Transcribe every line exactly. Leave the pictures behind.

—————

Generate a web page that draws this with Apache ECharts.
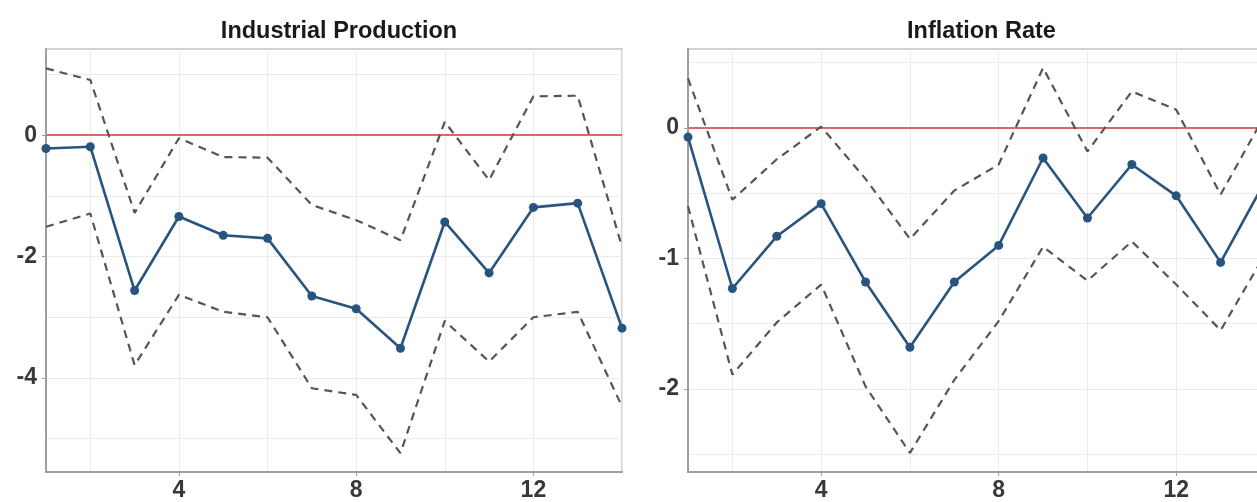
<!DOCTYPE html>
<html>
<head>
<meta charset="utf-8">
<script src="https://cdn.jsdelivr.net/npm/echarts@6/dist/echarts.min.js"></script>
<style>
  html, body { margin: 0; padding: 0; background: #fff; }
  #chart { width: 1257px; height: 502px; }
</style>
</head>
<body>
<div id="chart"></div>
<script>
// horizons (x)
const horizons = [1, 2, 3, 4, 5, 6, 7, 8, 9, 10, 11, 12, 13, 14];

// Industrial Production
const ipMid   = [-0.22, -0.19, -2.56, -1.34, -1.65, -1.70, -2.65, -2.86, -3.51, -1.43, -2.27, -1.19, -1.12, -3.18];
const ipUpper = [1.10, 0.91, -1.28, -0.05, -0.36, -0.37, -1.15, -1.40, -1.73, 0.22, -0.74, 0.64, 0.65, -1.84];
const ipLower = [-1.51, -1.29, -3.79, -2.63, -2.91, -3.00, -4.17, -4.28, -5.24, -3.06, -3.73, -3.00, -2.91, -4.47];

// Inflation Rate
const infMid   = [-0.07, -1.23, -0.83, -0.58, -1.18, -1.68, -1.18, -0.90, -0.23, -0.69, -0.28, -0.52, -1.03, -0.41];
const infUpper = [0.38, -0.55, -0.24, 0.01, -0.39, -0.85, -0.48, -0.28, 0.46, -0.18, 0.28, 0.14, -0.51, 0.10];
const infLower = [-0.60, -1.89, -1.49, -1.20, -1.98, -2.49, -1.93, -1.48, -0.91, -1.17, -0.87, -1.20, -1.55, -0.97];

// axis ticks
const xMajor = [4, 8, 12];
const xGrid = [2, 4, 6, 8, 10, 12, 14];
const ipMajor = [-4, -2, 0];
const ipGrid = [-5, -4, -3, -2, -1, 0, 1];
const infMajor = [-2, -1, 0];
const infGrid = [-2.5, -2, -1.5, -1, -0.5, 0, 0.5];

const panels = [
  { title: 'Industrial Production', mid: ipMid, upper: ipUpper, lower: ipLower,
    yMin: -5.55, yMax: 1.42, yMajor: ipMajor, yGrid: ipGrid,
    grid: { left: 46, right: 635, top: 49, bottom: 30 }, center: 334 },
  { title: 'Inflation Rate', mid: infMid, upper: infUpper, lower: infLower,
    yMin: -2.636, yMax: 0.605, yMajor: infMajor, yGrid: infGrid,
    grid: { left: 688, right: -8, top: 49, bottom: 30 }, center: 976.5 }
];

const labelStyle = { color: '#383838', fontSize: 23, fontWeight: 'bold', fontFamily: 'Liberation Sans, Arial, sans-serif' };
const gridLine = { show: true, lineStyle: { color: '#ebebeb', width: 1 } };
const axisLine = { show: true, onZero: false, lineStyle: { color: '#9e9e9e', width: 2 } };
const tick = { show: true, length: 4, lineStyle: { color: '#9e9e9e', width: 1 } };

const pairs = (vals) => vals.map((v, i) => [horizons[i], v]);

const title = [], grid = [], xAxis = [], yAxis = [], series = [];

panels.forEach((p, i) => {
  title.push({
    text: p.title, left: p.center, top: 15, textAlign: 'center',
    textStyle: { fontSize: 23.5, fontWeight: 'bold', color: '#1a1a1a', fontFamily: 'Liberation Sans, Arial, sans-serif' }
  });
  grid.push(Object.assign({
    show: true, borderColor: '#c4c4c4', borderWidth: 1.5, backgroundColor: '#fff',
    containLabel: false, outerBoundsMode: 'none'
  }, p.grid));

  // gridline axes (hidden) + visible axes
  xAxis.push({
    type: 'value', gridIndex: i, position: 'bottom', min: 1, max: 14,
    axisLine: { show: false }, axisLabel: { show: false },
    axisTick: { show: false, customValues: xGrid }, splitLine: gridLine
  });
  xAxis.push({
    type: 'value', gridIndex: i, position: 'bottom', min: 1, max: 14,
    axisLine: axisLine, axisTick: Object.assign({ customValues: xMajor }, tick),
    axisLabel: Object.assign({ customValues: xMajor, margin: 7 }, labelStyle),
    splitLine: { show: false }
  });
  yAxis.push({
    type: 'value', gridIndex: i, position: 'left', min: p.yMin, max: p.yMax,
    axisLine: { show: false }, axisLabel: { show: false },
    axisTick: { show: false, customValues: p.yGrid }, splitLine: gridLine
  });
  yAxis.push({
    type: 'value', gridIndex: i, position: 'left', min: p.yMin, max: p.yMax,
    axisLine: axisLine, axisTick: Object.assign({ customValues: p.yMajor }, tick),
    axisLabel: Object.assign({ customValues: p.yMajor, margin: 9 }, labelStyle),
    splitLine: { show: false }
  });

  const xi = i * 2 + 1, yi = i * 2 + 1;
  const dashed = { color: '#555', width: 2.2, type: [8, 6] };
  series.push({
    type: 'line', xAxisIndex: xi, yAxisIndex: yi, data: pairs(p.upper),
    showSymbol: false, lineStyle: dashed, silent: true, z: 3
  });
  series.push({
    type: 'line', xAxisIndex: xi, yAxisIndex: yi, data: pairs(p.lower),
    showSymbol: false, lineStyle: dashed, silent: true, z: 3
  });
  series.push({
    type: 'line', xAxisIndex: xi, yAxisIndex: yi, data: pairs(p.mid),
    symbol: 'circle', symbolSize: 9,
    lineStyle: { color: '#28557f', width: 2.6 }, itemStyle: { color: '#28557f' },
    z: 5,
    markLine: {
      silent: true, symbol: 'none', label: { show: false },
      lineStyle: { color: '#d46a6a', width: 2, type: 'solid' },
      data: [{ yAxis: 0 }], z: 2
    }
  });
});

const chart = echarts.init(document.getElementById('chart'));
chart.setOption({ animation: false, title, grid, xAxis, yAxis, series });
</script>
</body>
</html>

—————

- [Response below]
Generate a web page that draws this with Apache ECharts.
<!DOCTYPE html>
<html>
<head>
<meta charset="utf-8">
<script src="https://cdn.jsdelivr.net/npm/echarts@6/dist/echarts.min.js"></script>
<style>
  html, body { margin: 0; padding: 0; background: #fff; }
  #chart { width: 1257px; height: 502px; }
</style>
</head>
<body>
<div id="chart"></div>
<script>
// horizons (x)
const horizons = [1, 2, 3, 4, 5, 6, 7, 8, 9, 10, 11, 12, 13, 14];

// Industrial Production
const ipMid   = [-0.22, -0.19, -2.56, -1.34, -1.65, -1.70, -2.65, -2.86, -3.51, -1.43, -2.27, -1.19, -1.12, -3.18];
const ipUpper = [1.10, 0.91, -1.28, -0.05, -0.36, -0.37, -1.15, -1.40, -1.73, 0.22, -0.74, 0.64, 0.65, -1.84];
const ipLower = [-1.51, -1.29, -3.79, -2.63, -2.91, -3.00, -4.17, -4.28, -5.24, -3.06, -3.73, -3.00, -2.91, -4.47];

// Inflation Rate
const infMid   = [-0.07, -1.23, -0.83, -0.58, -1.18, -1.68, -1.18, -0.90, -0.23, -0.69, -0.28, -0.52, -1.03, -0.41];
const infUpper = [0.38, -0.55, -0.24, 0.01, -0.39, -0.85, -0.48, -0.28, 0.46, -0.18, 0.28, 0.14, -0.51, 0.10];
const infLower = [-0.60, -1.89, -1.49, -1.20, -1.98, -2.49, -1.93, -1.48, -0.91, -1.17, -0.87, -1.20, -1.55, -0.97];

// axis ticks
const xMajor = [4, 8, 12];
const xGrid = [2, 4, 6, 8, 10, 12, 14];
const ipMajor = [-4, -2, 0];
const ipGrid = [-5, -4, -3, -2, -1, 0, 1];
const infMajor = [-2, -1, 0];
const infGrid = [-2.5, -2, -1.5, -1, -0.5, 0, 0.5];

const panels = [
  { title: 'Industrial Production', mid: ipMid, upper: ipUpper, lower: ipLower,
    yMin: -5.55, yMax: 1.42, yMajor: ipMajor, yGrid: ipGrid,
    grid: { left: 46, right: 635, top: 49, bottom: 30 }, center: 334 },
  { title: 'Inflation Rate', mid: infMid, upper: infUpper, lower: infLower,
    yMin: -2.636, yMax: 0.605, yMajor: infMajor, yGrid: infGrid,
    grid: { left: 688, right: -8, top: 49, bottom: 30 }, center: 976.5 }
];

const labelStyle = { color: '#383838', fontSize: 23, fontWeight: 'bold', fontFamily: 'Liberation Sans, Arial, sans-serif' };
const gridLine = { show: true, lineStyle: { color: '#ebebeb', width: 1 } };
const axisLine = { show: true, onZero: false, lineStyle: { color: '#9e9e9e', width: 2 } };
const tick = { show: true, length: 4, lineStyle: { color: '#9e9e9e', width: 1 } };

const pairs = (vals) => vals.map((v, i) => [horizons[i], v]);

const title = [], grid = [], xAxis = [], yAxis = [], series = [];

panels.forEach((p, i) => {
  title.push({
    text: p.title, left: p.center, top: 15, textAlign: 'center',
    textStyle: { fontSize: 23.5, fontWeight: 'bold', color: '#1a1a1a', fontFamily: 'Liberation Sans, Arial, sans-serif' }
  });
  grid.push(Object.assign({
    show: true, borderColor: '#c4c4c4', borderWidth: 1.5, backgroundColor: '#fff',
    containLabel: false, outerBoundsMode: 'none'
  }, p.grid));

  // gridline axes (hidden) + visible axes
  xAxis.push({
    type: 'value', gridIndex: i, position: 'bottom', min: 1, max: 14,
    axisLine: { show: false }, axisLabel: { show: false },
    axisTick: { show: false, customValues: xGrid }, splitLine: gridLine
  });
  xAxis.push({
    type: 'value', gridIndex: i, position: 'bottom', min: 1, max: 14,
    axisLine: axisLine, axisTick: Object.assign({ customValues: xMajor }, tick),
    axisLabel: Object.assign({ customValues: xMajor, margin: 7 }, labelStyle),
    splitLine: { show: false }
  });
  yAxis.push({
    type: 'value', gridIndex: i, position: 'left', min: p.yMin, max: p.yMax,
    axisLine: { show: false }, axisLabel: { show: false },
    axisTick: { show: false, customValues: p.yGrid }, splitLine: gridLine
  });
  yAxis.push({
    type: 'value', gridIndex: i, position: 'left', min: p.yMin, max: p.yMax,
    axisLine: axisLine, axisTick: Object.assign({ customValues: p.yMajor }, tick),
    axisLabel: Object.assign({ customValues: p.yMajor, margin: 9 }, labelStyle),
    splitLine: { show: false }
  });

  const xi = i * 2 + 1, yi = i * 2 + 1;
  const dashed = { color: '#555', width: 2.2, type: [8, 6] };
  series.push({
    type: 'line', xAxisIndex: xi, yAxisIndex: yi, data: pairs(p.upper),
    showSymbol: false, lineStyle: dashed, silent: true, z: 3
  });
  series.push({
    type: 'line', xAxisIndex: xi, yAxisIndex: yi, data: pairs(p.lower),
    showSymbol: false, lineStyle: dashed, silent: true, z: 3
  });
  series.push({
    type: 'line', xAxisIndex: xi, yAxisIndex: yi, data: pairs(p.mid),
    symbol: 'circle', symbolSize: 9,
    lineStyle: { color: '#28557f', width: 2.6 }, itemStyle: { color: '#28557f' },
    z: 5,
    markLine: {
      silent: true, symbol: 'none', label: { show: false },
      lineStyle: { color: '#d46a6a', width: 2, type: 'solid' },
      data: [{ yAxis: 0 }], z: 2
    }
  });
});

const chart = echarts.init(document.getElementById('chart'));
chart.setOption({ animation: false, title, grid, xAxis, yAxis, series });
</script>
</body>
</html>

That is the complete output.